### [JOB]
Go through the data below and copy it exactly, skipping every picture.
+++++
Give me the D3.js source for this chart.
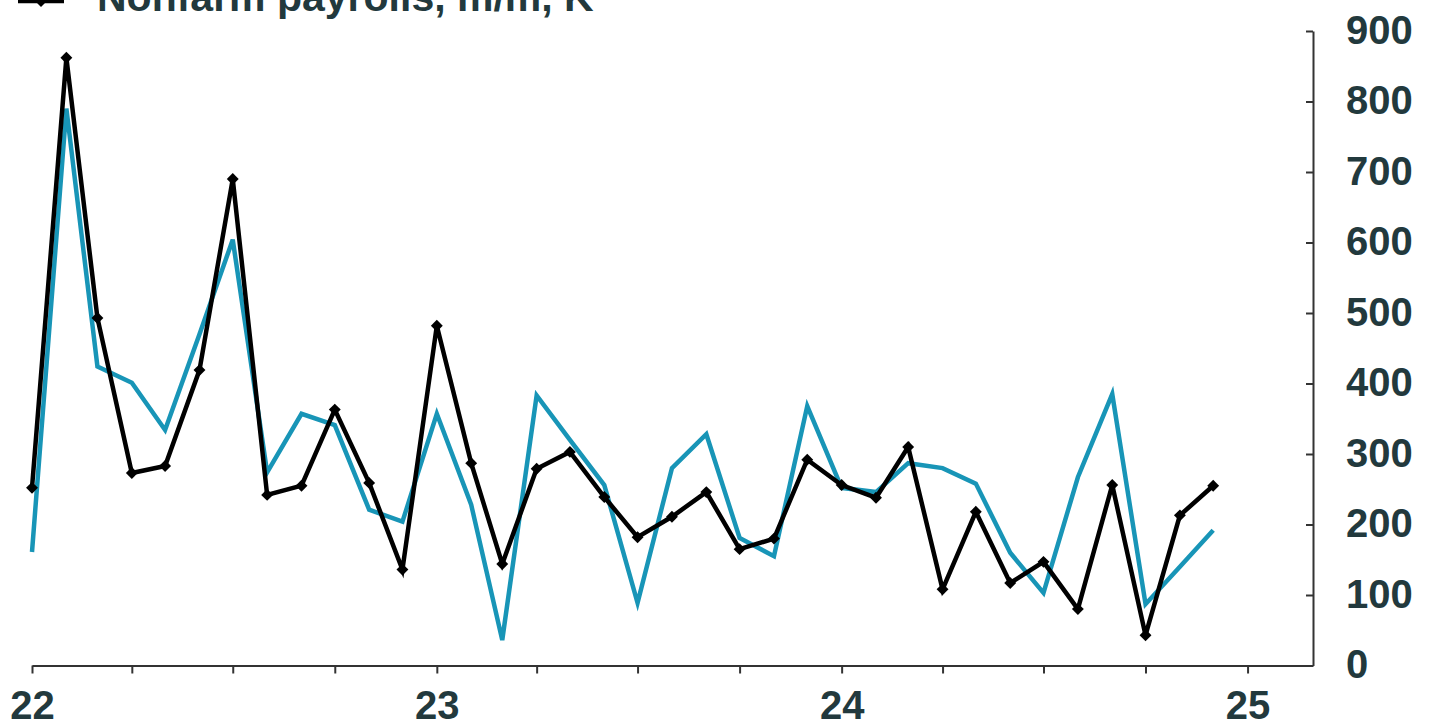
<!DOCTYPE html>
<html>
<head>
<meta charset="utf-8">
<script src="https://cdn.jsdelivr.net/npm/d3@7"></script>
<style>
  html, body { margin: 0; padding: 0; background: #fff; }
  svg { display: block; }
  text { font-family: "Liberation Sans", Arial, sans-serif; font-weight: bold; }
</style>
</head>
<body>
<svg id="chart" width="1437" height="727"></svg>
<script>
// ---- Data ----
const months = [
  "2022-01","2022-02","2022-03","2022-04","2022-05","2022-06","2022-07","2022-08","2022-09","2022-10","2022-11","2022-12",
  "2023-01","2023-02","2023-03","2023-04","2023-05","2023-06","2023-07","2023-08","2023-09","2023-10","2023-11","2023-12",
  "2024-01","2024-02","2024-03","2024-04","2024-05","2024-06","2024-07","2024-08","2024-09","2024-10","2024-11","2024-12"
];
const nonfarmPayrolls = [
  252, 862, 493, 273, 283, 419, 690, 242, 255, 363, 259, 136,
  482, 287, 144, 279, 303, 239, 182, 211, 246, 165, 180, 292,
  256, 238, 310, 108, 218, 117, 147, 80, 256, 43, 213, 255
];
const secondSeries = [
  161, 790, 424, 401, 334, 470, 604, 274, 357, 341, 221, 204,
  357, 228, 36, 383, 320, 256, 89, 280, 328, 181, 155, 368,
  252, 246, 287, 280, 258, 160, 103, 267, 385, 87, 140, 192
];
const yTicks = [0, 100, 200, 300, 400, 500, 600, 700, 800, 900];
const legendLabel = "Nonfarm payrolls, m/m, K";

// ---- Setup ----
const svg = d3.select("#chart");
const parse = d3.timeParse("%Y-%m");
const dates = months.map(parse);

const x = d3.scaleTime()
  .domain([new Date(2022, 0, 1), new Date(2025, 2, 1)])
  .range([32, 1313]);
const y = d3.scaleLinear().domain([0, 900]).range([665.5, 31]);

const textColor = "#22393d";
const axisColor = "#333";
const teal = "#1895b7";
const fontSize = "40px";

// Bottom axis
const xAxis = d3.axisBottom(x)
  .ticks(d3.timeMonth.every(3))
  .tickSize(8)
  .tickSizeOuter(0)
  .tickPadding(17)
  .tickFormat(d => d.getMonth() === 0 ? d3.timeFormat("%y")(d) : "");
const gx = svg.append("g")
  .attr("transform", `translate(0,${y(0)})`)
  .call(xAxis);
gx.select(".domain").attr("stroke", axisColor).attr("stroke-width", 2);
gx.selectAll(".tick line").attr("stroke", axisColor).attr("stroke-width", 2);
gx.selectAll(".tick text")
  .attr("fill", textColor)
  .style("font-size", fontSize)
  .style("font-weight", "bold")
  .style("font-family", "'Liberation Sans', Arial, sans-serif");

// Right axis
const yAxis = d3.axisRight(y)
  .tickValues(yTicks)
  .tickSizeInner(-7)
  .tickSizeOuter(0)
  .tickPadding(33);
const gy = svg.append("g")
  .attr("transform", `translate(${x.range()[1]},0)`)
  .call(yAxis);
gy.select(".domain").attr("stroke", axisColor).attr("stroke-width", 2);
gy.selectAll(".tick line").attr("stroke", axisColor).attr("stroke-width", 2);
gy.selectAll(".tick text")
  .attr("fill", textColor)
  .attr("text-anchor", "start")
  .attr("dy", "0.3em")
  .style("font-size", fontSize)
  .style("font-weight", "bold")
  .style("font-family", "'Liberation Sans', Arial, sans-serif");

// Lines
const line = d3.line()
  .x((d, i) => x(dates[i]))
  .y(d => y(d));

svg.append("path")
  .datum(secondSeries)
  .attr("fill", "none")
  .attr("stroke", teal)
  .attr("stroke-width", 4.5)
  .attr("stroke-linejoin", "miter")
  .attr("d", line);

svg.append("path")
  .datum(nonfarmPayrolls)
  .attr("fill", "none")
  .attr("stroke", "#000")
  .attr("stroke-width", 4.5)
  .attr("stroke-linejoin", "miter")
  .attr("d", line);

const diamond = d3.symbol().type(d3.symbolDiamond2).size(90);
svg.append("g")
  .selectAll("path")
  .data(nonfarmPayrolls)
  .join("path")
  .attr("transform", (d, i) => `translate(${x(dates[i])},${y(d)})`)
  .attr("d", diamond)
  .attr("fill", "#000");

// Legend (partially cropped at the top, as in the reference)
const lg = svg.append("g");
lg.append("line")
  .attr("x1", 18).attr("x2", 64)
  .attr("y1", 1).attr("y2", 1)
  .attr("stroke", "#000").attr("stroke-width", 4.5);
lg.append("path")
  .attr("transform", "translate(41,1)")
  .attr("d", diamond)
  .attr("fill", "#000");
lg.append("text")
  .attr("x", 97)
  .attr("y", 11)
  .attr("fill", textColor)
  .style("font-size", "41px")
  .text(legendLabel);
</script>
</body>
</html>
+++++
### [WRITTEN SOLUTION]
Give me the D3.js source for this chart.
<!DOCTYPE html>
<html>
<head>
<meta charset="utf-8">
<script src="https://cdn.jsdelivr.net/npm/d3@7"></script>
<style>
  html, body { margin: 0; padding: 0; background: #fff; }
  svg { display: block; }
  text { font-family: "Liberation Sans", Arial, sans-serif; font-weight: bold; }
</style>
</head>
<body>
<svg id="chart" width="1437" height="727"></svg>
<script>
// ---- Data ----
const months = [
  "2022-01","2022-02","2022-03","2022-04","2022-05","2022-06","2022-07","2022-08","2022-09","2022-10","2022-11","2022-12",
  "2023-01","2023-02","2023-03","2023-04","2023-05","2023-06","2023-07","2023-08","2023-09","2023-10","2023-11","2023-12",
  "2024-01","2024-02","2024-03","2024-04","2024-05","2024-06","2024-07","2024-08","2024-09","2024-10","2024-11","2024-12"
];
const nonfarmPayrolls = [
  252, 862, 493, 273, 283, 419, 690, 242, 255, 363, 259, 136,
  482, 287, 144, 279, 303, 239, 182, 211, 246, 165, 180, 292,
  256, 238, 310, 108, 218, 117, 147, 80, 256, 43, 213, 255
];
const secondSeries = [
  161, 790, 424, 401, 334, 470, 604, 274, 357, 341, 221, 204,
  357, 228, 36, 383, 320, 256, 89, 280, 328, 181, 155, 368,
  252, 246, 287, 280, 258, 160, 103, 267, 385, 87, 140, 192
];
const yTicks = [0, 100, 200, 300, 400, 500, 600, 700, 800, 900];
const legendLabel = "Nonfarm payrolls, m/m, K";

// ---- Setup ----
const svg = d3.select("#chart");
const parse = d3.timeParse("%Y-%m");
const dates = months.map(parse);

const x = d3.scaleTime()
  .domain([new Date(2022, 0, 1), new Date(2025, 2, 1)])
  .range([32, 1313]);
const y = d3.scaleLinear().domain([0, 900]).range([665.5, 31]);

const textColor = "#22393d";
const axisColor = "#333";
const teal = "#1895b7";
const fontSize = "40px";

// Bottom axis
const xAxis = d3.axisBottom(x)
  .ticks(d3.timeMonth.every(3))
  .tickSize(8)
  .tickSizeOuter(0)
  .tickPadding(17)
  .tickFormat(d => d.getMonth() === 0 ? d3.timeFormat("%y")(d) : "");
const gx = svg.append("g")
  .attr("transform", `translate(0,${y(0)})`)
  .call(xAxis);
gx.select(".domain").attr("stroke", axisColor).attr("stroke-width", 2);
gx.selectAll(".tick line").attr("stroke", axisColor).attr("stroke-width", 2);
gx.selectAll(".tick text")
  .attr("fill", textColor)
  .style("font-size", fontSize)
  .style("font-weight", "bold")
  .style("font-family", "'Liberation Sans', Arial, sans-serif");

// Right axis
const yAxis = d3.axisRight(y)
  .tickValues(yTicks)
  .tickSizeInner(-7)
  .tickSizeOuter(0)
  .tickPadding(33);
const gy = svg.append("g")
  .attr("transform", `translate(${x.range()[1]},0)`)
  .call(yAxis);
gy.select(".domain").attr("stroke", axisColor).attr("stroke-width", 2);
gy.selectAll(".tick line").attr("stroke", axisColor).attr("stroke-width", 2);
gy.selectAll(".tick text")
  .attr("fill", textColor)
  .attr("text-anchor", "start")
  .attr("dy", "0.3em")
  .style("font-size", fontSize)
  .style("font-weight", "bold")
  .style("font-family", "'Liberation Sans', Arial, sans-serif");

// Lines
const line = d3.line()
  .x((d, i) => x(dates[i]))
  .y(d => y(d));

svg.append("path")
  .datum(secondSeries)
  .attr("fill", "none")
  .attr("stroke", teal)
  .attr("stroke-width", 4.5)
  .attr("stroke-linejoin", "miter")
  .attr("d", line);

svg.append("path")
  .datum(nonfarmPayrolls)
  .attr("fill", "none")
  .attr("stroke", "#000")
  .attr("stroke-width", 4.5)
  .attr("stroke-linejoin", "miter")
  .attr("d", line);

const diamond = d3.symbol().type(d3.symbolDiamond2).size(90);
svg.append("g")
  .selectAll("path")
  .data(nonfarmPayrolls)
  .join("path")
  .attr("transform", (d, i) => `translate(${x(dates[i])},${y(d)})`)
  .attr("d", diamond)
  .attr("fill", "#000");

// Legend (partially cropped at the top, as in the reference)
const lg = svg.append("g");
lg.append("line")
  .attr("x1", 18).attr("x2", 64)
  .attr("y1", 1).attr("y2", 1)
  .attr("stroke", "#000").attr("stroke-width", 4.5);
lg.append("path")
  .attr("transform", "translate(41,1)")
  .attr("d", diamond)
  .attr("fill", "#000");
lg.append("text")
  .attr("x", 97)
  .attr("y", 11)
  .attr("fill", textColor)
  .style("font-size", "41px")
  .text(legendLabel);
</script>
</body>
</html>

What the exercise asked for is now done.